On fait de la formation permanente, in situ, c’est le BA-ba. J’ai eu, dès le départ, des gens très compétents. Mais il a fallu encadrer la reproductibilité des motifs, enseigner les règles de l’entreprise, comme de respecter les délais. Mais aussi convaincre nos clients que nos produits pouvaient ne pas être livrés dans des délais industriels ni être toujours identiques. C’est mon plus gros défi.
Quels sont les marchés, les pays qui ont été les plus sensibles à votre travail avec les tisserands?
J’ai des clients un peu partout dans le monde, des italiens, des anglais, des américains, des japonais, des français bien-sûr. Certains sont peut-être plus sensibles au travail manuel que d’autres. Les japonais, qui ont eux-mêmes une grande culture des textiles fait-main, des teintures, ont un goût particulier pour les tissages africains, les indigos, les mandjaques. Du 05 au 20 octobre, je vais d’ailleurs exposer à côté de Tokyo, un travail textile réalisé en partenariat avec Okujun, une maison japonaise. Ce n’est pas la première fois que je travaille pour le Japon, j’avais déjà réalisé pour eux une gamme en 100% soie.
Arriver dans les boutiques du monde, travailler pour de grands décorateurs, connaitre la renommée qui est la votre, quand son entreprise est basée à Dakar, que l’on y vit soi-même, relève du challenge. Qu’avez-vous mis en place pour rendre cela possible?
J’ai eu un agent, en France, pendant quinze ans, de 1995 à 2010. Elle était très introduite dans le milieu de la décoration, mais j’avais déjà eu des clients comme Christian Liaigre auparavant (NDLR: l’un des plus grands décorateurs français). Je n’ai pas l’impression que cela ait été si difficile, au début, de promouvoir notre travail.
Le « made in Africa » a t-il été une valeur ajoutée?

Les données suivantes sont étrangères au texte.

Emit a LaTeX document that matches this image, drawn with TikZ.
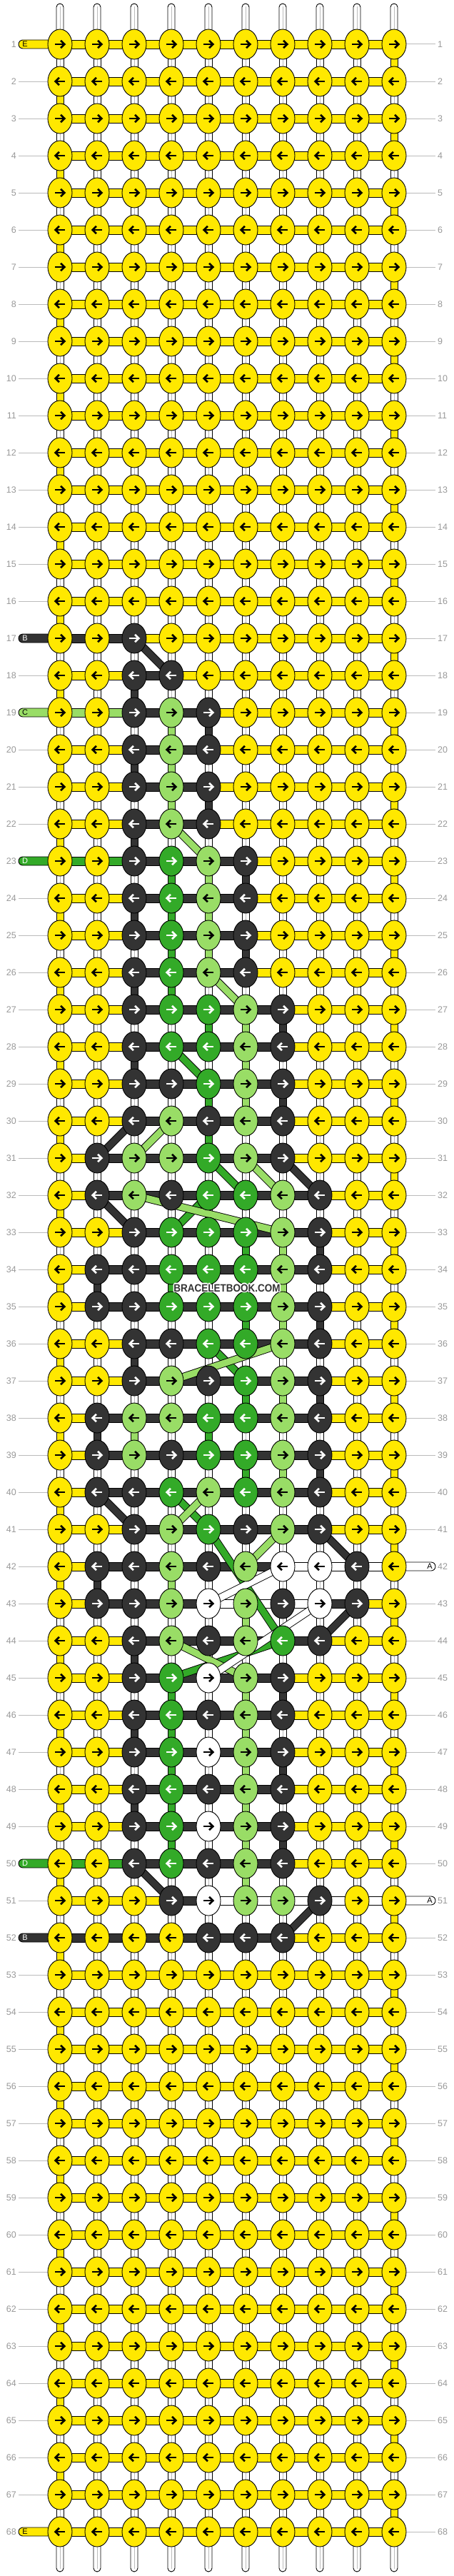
\documentclass[tikz,border=0pt]{standalone}
\usepackage{fontspec}
\setmainfont{Liberation Sans}
\usetikzlibrary{shapes.geometric}
\pgfdeclarelayer{bg}
\pgfsetlayers{bg,main}
\definecolor{cY}{HTML}{FFE800}
\definecolor{cD}{HTML}{333333}
\definecolor{cL}{HTML}{99DD66}
\definecolor{cG}{HTML}{33AA28}
\definecolor{cW}{HTML}{FFFFFF}
\colorlet{aY}{black}
\colorlet{aD}{white}
\colorlet{aL}{black}
\colorlet{aG}{white}
\colorlet{aW}{black}
\definecolor{lblgray}{HTML}{999999}
\definecolor{linegray}{HTML}{BBBBBB}
\newcommand\setrow[3]{\expandafter\def\csname nr#1\endcsname{#2}\expandafter\def\csname sr#1\endcsname{#3}}
\setrow{17}{Y,Y,D,Y,Y,Y,Y,Y,Y,Y}{D,D,Y,Y,Y,Y,Y,Y,Y}
\setrow{18}{Y,Y,D,D,Y,Y,Y,Y,Y,Y}{Y,Y,D,Y,Y,Y,Y,Y,Y}
\setrow{19}{Y,Y,D,L,D,Y,Y,Y,Y,Y}{L,L,D,D,Y,Y,Y,Y,Y}
\setrow{20}{Y,Y,D,L,D,Y,Y,Y,Y,Y}{Y,Y,D,D,Y,Y,Y,Y,Y}
\setrow{21}{Y,Y,D,L,D,Y,Y,Y,Y,Y}{Y,Y,D,D,Y,Y,Y,Y,Y}
\setrow{22}{Y,Y,D,L,D,Y,Y,Y,Y,Y}{Y,Y,D,D,Y,Y,Y,Y,Y}
\setrow{23}{Y,Y,D,G,L,D,Y,Y,Y,Y}{G,G,D,D,D,Y,Y,Y,Y}
\setrow{24}{Y,Y,D,G,L,D,Y,Y,Y,Y}{Y,Y,D,D,D,Y,Y,Y,Y}
\setrow{25}{Y,Y,D,G,L,D,Y,Y,Y,Y}{Y,Y,D,D,D,Y,Y,Y,Y}
\setrow{26}{Y,Y,D,G,L,D,Y,Y,Y,Y}{Y,Y,D,D,D,Y,Y,Y,Y}
\setrow{27}{Y,Y,D,G,G,L,D,Y,Y,Y}{Y,Y,D,D,D,D,Y,Y,Y}
\setrow{28}{Y,Y,D,G,G,L,D,Y,Y,Y}{Y,Y,D,D,D,D,Y,Y,Y}
\setrow{29}{Y,Y,D,D,G,L,D,Y,Y,Y}{Y,Y,D,D,D,D,Y,Y,Y}
\setrow{30}{Y,Y,D,L,D,L,D,Y,Y,Y}{Y,Y,D,D,D,D,Y,Y,Y}
\setrow{31}{Y,D,L,L,G,L,D,Y,Y,Y}{Y,D,D,D,D,D,Y,Y,Y}
\setrow{32}{Y,D,L,D,G,G,L,D,Y,Y}{Y,D,D,D,D,D,D,Y,Y}
\setrow{33}{Y,Y,D,G,G,G,L,D,Y,Y}{Y,Y,D,D,D,D,D,Y,Y}
\setrow{34}{Y,D,D,G,G,G,L,D,Y,Y}{Y,D,D,D,D,D,D,Y,Y}
\setrow{35}{Y,D,D,G,G,G,L,D,Y,Y}{Y,D,D,D,D,D,D,Y,Y}
\setrow{36}{Y,Y,D,D,G,G,L,D,Y,Y}{Y,Y,D,D,D,D,D,Y,Y}
\setrow{37}{Y,Y,D,L,D,G,L,D,Y,Y}{Y,Y,D,D,D,D,D,Y,Y}
\setrow{38}{Y,D,L,L,G,G,L,D,Y,Y}{Y,D,D,D,D,D,D,Y,Y}
\setrow{39}{Y,D,L,D,G,G,L,D,Y,Y}{Y,D,D,D,D,D,D,Y,Y}
\setrow{40}{Y,D,D,G,L,G,L,D,Y,Y}{Y,D,D,D,D,D,D,Y,Y}
\setrow{41}{Y,Y,D,L,G,D,L,D,Y,Y}{Y,Y,D,D,D,D,D,Y,Y}
\setrow{42}{Y,D,D,L,D,L,W,W,D,Y}{Y,D,D,D,D,D,W,W,W}
\setrow{43}{Y,D,D,L,W,L,D,W,D,Y}{Y,D,D,D,W,W,W,D,Y}
\setrow{44}{Y,Y,D,L,D,L,G,D,Y,Y}{Y,Y,D,D,D,D,D,Y,Y}
\setrow{45}{Y,Y,D,G,W,L,D,Y,Y,Y}{Y,Y,D,D,D,D,Y,Y,Y}
\setrow{46}{Y,Y,D,G,D,L,D,Y,Y,Y}{Y,Y,D,D,D,D,Y,Y,Y}
\setrow{47}{Y,Y,D,G,W,L,D,Y,Y,Y}{Y,Y,D,D,D,D,Y,Y,Y}
\setrow{48}{Y,Y,D,G,D,L,D,Y,Y,Y}{Y,Y,D,D,D,D,Y,Y,Y}
\setrow{49}{Y,Y,D,G,W,L,D,Y,Y,Y}{Y,Y,D,D,D,D,Y,Y,Y}
\setrow{50}{Y,Y,D,G,D,L,D,Y,Y,Y}{G,G,D,D,D,D,Y,Y,Y}
\setrow{51}{Y,Y,Y,D,W,L,L,D,Y,Y}{Y,Y,Y,D,W,W,W,W,W}
\setrow{52}{Y,Y,Y,Y,D,D,D,Y,Y,Y}{D,D,D,D,D,D,Y,Y,Y}
\expandafter\def\csname lp1\endcsname{}
\expandafter\def\csname lp17\endcsname{}
\expandafter\def\csname lp19\endcsname{}
\expandafter\def\csname lp23\endcsname{}
\expandafter\def\csname lp50\endcsname{}
\expandafter\def\csname lp52\endcsname{}
\expandafter\def\csname lp68\endcsname{}
\expandafter\def\csname rp42\endcsname{}
\expandafter\def\csname rp51\endcsname{}
\begin{document}
\begin{tikzpicture}[x=1pt,y=-1pt,
  knot/.style={ellipse,draw=black,line width=0.9pt,minimum width=34pt,minimum height=42pt,inner sep=0pt},
  outl/.style={draw=black,line width=0.9pt},
  arr/.style={line width=2.6pt},
  glin/.style={draw=linegray,line width=1pt},
  lbl/.style={text=lblgray,inner sep=0pt,font=\fontsize{12.5}{13}\selectfont},
  pltext/.style={inner sep=0pt,font=\fontsize{11}{11}\selectfont}]
\useasboundingbox (0,0) rectangle (636,3608);
\begin{pgfonlayer}{bg}
\fill[white] (0,0) rectangle (636,3608);
\end{pgfonlayer}
% knots
\foreach \r in {1,...,68}{
  \ifcsname nr\r\endcsname \edef\nlist{\csname nr\r\endcsname}\else \def\nlist{Y,Y,Y,Y,Y,Y,Y,Y,Y,Y}\fi
  \pgfmathtruncatemacro\yy{62+(\r-1)*52}
  \pgfmathsetmacro\dir{ifthenelse(mod(\r,2)==1,1,-1)}
  \foreach \c [count=\j] in \nlist {
    \pgfmathtruncatemacro\xc{84+(\j-1)*52}
    \node[knot,fill=c\c] (n\r-\j) at (\xc,\yy) {};
    \begin{scope}[shift={(\xc,\yy)},xscale=\dir]
      \draw[arr,draw=a\c] (-7,0) -- (6,0);
      \draw[arr,draw=a\c,line join=miter] (1,-5.2) -- (6.4,0) -- (1,5.2);
    \end{scope}
  }
  \node[lbl,anchor=east] (ll\r) at (23,\yy) {\r};
  \node[lbl,anchor=west] (rl\r) at (613,\yy) {\r};
}
\begin{pgfonlayer}{bg}
% label lines
\foreach \r in {1,...,68}{
  \ifcsname lp\r\endcsname\else \draw[glin] (ll\r.east) ++(3,0) -- (n\r-1.west);\fi
  \ifcsname rp\r\endcsname\else \draw[glin] (n\r-10.east) -- ++(41,0);\fi
}
% vertical base segments
\foreach \r in {1,...,67}{
  \pgfmathtruncatemacro\rr{\r+1}
  \foreach \j in {1,...,10}{
    \draw[outl,fill=white] ([xshift=-5pt]n\r-\j.center) rectangle ([xshift=5pt]n\rr-\j.center);
    \draw[glin] (n\r-\j.center) -- (n\rr-\j.center);
  }
  \pgfmathtruncatemacro\jt{ifthenelse(mod(\r,2)==1,10,1)}
  \draw[outl,fill=cY] ([xshift=-5pt]n\r-\jt.center) rectangle ([xshift=5pt]n\rr-\jt.center);
}
% coloured vertical segments
\foreach \r/\j/\c in {18/3/D,19/5/D,20/3/D,21/5/D,22/3/D,23/6/D,24/3/D,25/6/D,26/3/D,27/7/D,28/3/D,29/7/D,33/8/D,34/2/D,35/8/D,36/3/D,37/8/D,38/2/D,39/8/D,42/2/D,44/3/D,45/7/D,46/3/D,47/7/D,48/3/D,49/7/D,
  19/4/L,20/4/L,21/4/L,23/5/L,24/5/L,25/5/L,27/6/L,28/6/L,29/6/L,33/7/L,34/7/L,35/7/L,37/7/L,38/3/L,39/7/L,42/4/L,43/6/L,45/6/L,46/6/L,47/6/L,48/6/L,49/6/L,50/6/L,
  23/4/G,24/4/G,25/4/G,26/4/G,27/5/G,29/5/G,30/5/G,33/6/G,34/4/G,35/6/G,37/6/G,38/5/G,39/6/G,45/4/G,46/4/G,47/4/G,48/4/G,49/4/G}{
  \pgfmathtruncatemacro\rr{\r+1}
  \draw[outl,fill=c\c] ([xshift=-5pt]n\r-\j.center) rectangle ([xshift=5pt]n\rr-\j.center);
}
% top and bottom strand ends
\foreach \j in {1,...,10}{
  \draw[outl,fill=white,rounded corners=5pt] ([xshift=-5pt]n1-\j.center |- 0,5) rectangle ([xshift=5pt,yshift=-4pt]n1-\j.center);
  \draw[glin] (n1-\j.center |- 0,9) -- (n1-\j.center);
  \draw[outl,fill=white,rounded corners=5pt] ([xshift=-5pt,yshift=4pt]n68-\j.center) rectangle ([xshift=5pt]n68-\j.center |- 0,3602);
  \draw[glin] (n68-\j.center) -- (n68-\j.center |- 0,3598);
}
% horizontal segments
\foreach \r in {1,...,68}{
  \ifcsname sr\r\endcsname \edef\slist{\csname sr\r\endcsname}\else \def\slist{Y,Y,Y,Y,Y,Y,Y,Y,Y}\fi
  \foreach \c [count=\j] in \slist {
    \pgfmathtruncatemacro\k{\j+1}
    \draw[outl,fill=c\c] ([yshift=6pt]n\r-\j.center) rectangle ([yshift=-6pt]n\r-\k.center);
  }
}
% strand ends at the edges
\foreach \r/\c/\t/\tc in {1/Y/E/black,17/D/B/white,19/L/C/black,23/G/D/white,50/G/D/white,52/D/B/white,68/Y/E/black}{
  \draw[outl,fill=c\c,rounded corners=6pt] ([yshift=6pt]n\r-1.center -| 26,0) rectangle ([yshift=-6pt]n\r-1.center);
  \node[pltext,text=\tc] (le\r) at ([xshift=-49pt]n\r-1.center) {\t};
}
\foreach \r/\c/\t/\tc in {42/W/A/black,51/W/A/black}{
  \draw[outl,fill=c\c,rounded corners=6pt] ([yshift=6pt]n\r-10.center) rectangle ([yshift=-6pt]n\r-10.center -| 610,0);
  \node[pltext,text=\tc] (re\r) at ([xshift=50pt]n\r-10.center) {\t};
}
% diagonal strands
\foreach \ra/\ja/\rb/\jb/\c in {28/4/29/5/G,31/5/32/6/G,32/5/33/4/G,36/5/37/6/G,40/4/41/5/G,41/5/44/7/G,44/7/45/4/G,
  22/4/23/5/L,26/5/27/6/L,30/4/31/3/L,31/6/32/7/L,32/3/33/7/L,36/7/37/4/L,40/5/41/4/L,41/7/42/6/L,44/4/45/6/L,
  17/3/18/4/D,30/3/31/2/D,31/7/32/8/D,32/2/33/3/D,40/2/41/3/D,41/8/42/9/D,43/9/44/8/D,50/3/51/4/D,51/8/52/7/D,
  42/7/43/5/W,43/8/45/5/W}{
  \draw[black,line width=11pt] (n\ra-\ja.center) -- (n\rb-\jb.center);
  \draw[c\c,line width=9.2pt] (n\ra-\ja.center) -- (n\rb-\jb.center);
}
\end{pgfonlayer}
% watermark
\foreach \dx/\dy in {-1/-1,-1/0,-1/1,0/-1,0/1,1/-1,1/0,1/1,-1.5/0,1.5/0,0/-1.5,0/1.5}{
  \node[text=white,inner sep=0pt,font=\fontsize{15}{15}\selectfont\bfseries] at (318+\dx,1804+\dy) {\scalebox{0.9}[1]{BRACELETBOOK.COM}};
}
\node[text=cD,inner sep=0pt,font=\fontsize{15}{15}\selectfont\bfseries] (wm) at (318,1804) {\scalebox{0.9}[1]{BRACELETBOOK.COM}};
\end{tikzpicture}
\end{document}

Je crois que dans le discours commercial tenu, la beauté du tissage se suffisait à elle-même. Mais quand il est associé à la qualité, oui, le « made in Africa » est un atout. Mais il faut comprendre les standards internationaux, comprendre le métier en lui-même. Et avoir une sensibilité artistique très forte.
Quelles sont les plus grosses difficultés que vous ayez rencontrées?
Etre organisé en entreprise, avoir sorti le tissage de l’informel, est à la fois notre force et notre drame. On est submergés de taxes. L’application de la TVA suit l’Europe, elle est très élevée, à 18%, et contrairement à d’autres pays on ne la récupère pas. Cela freine de très nombreuses initiatives. On aimerait davantage travailler localement par exemple. Il y a un énorme marché de rideaux et de canapés au Sénégal. Mais avec toutes les charges que l’on doit incorporer dans nos tarifs, les gens ne veulent pas payer. C’est tellement dommage…
Le consommer local est depuis longtemps un de vos chevaux de bataille. Les matières premières locales aussi. Avoir un fil de coton sénégalais pourrait-il alléger les coûts?
Oui, mais tout le monde est dans l’informel. La NSTS (la Nouvelle Société textile Sénégalaise) a relancé du fil, je leur en achète à nouveau, après en avoir été sevrée pendant près de sept ans, mais il y a fil et fil…. Pour mes créations, j’utilise à la fois ce fil, produit à Thiès et du fil de coton égyptien. Il y a une ancienne usine, à Kaolack, qui doit aussi repartir. Mais il faut surtout encourager les gouvernements à créer une production nationale de coton. Qu’au moins 25% soit dédié à la transformation locale. Cela changerait durablement la donne.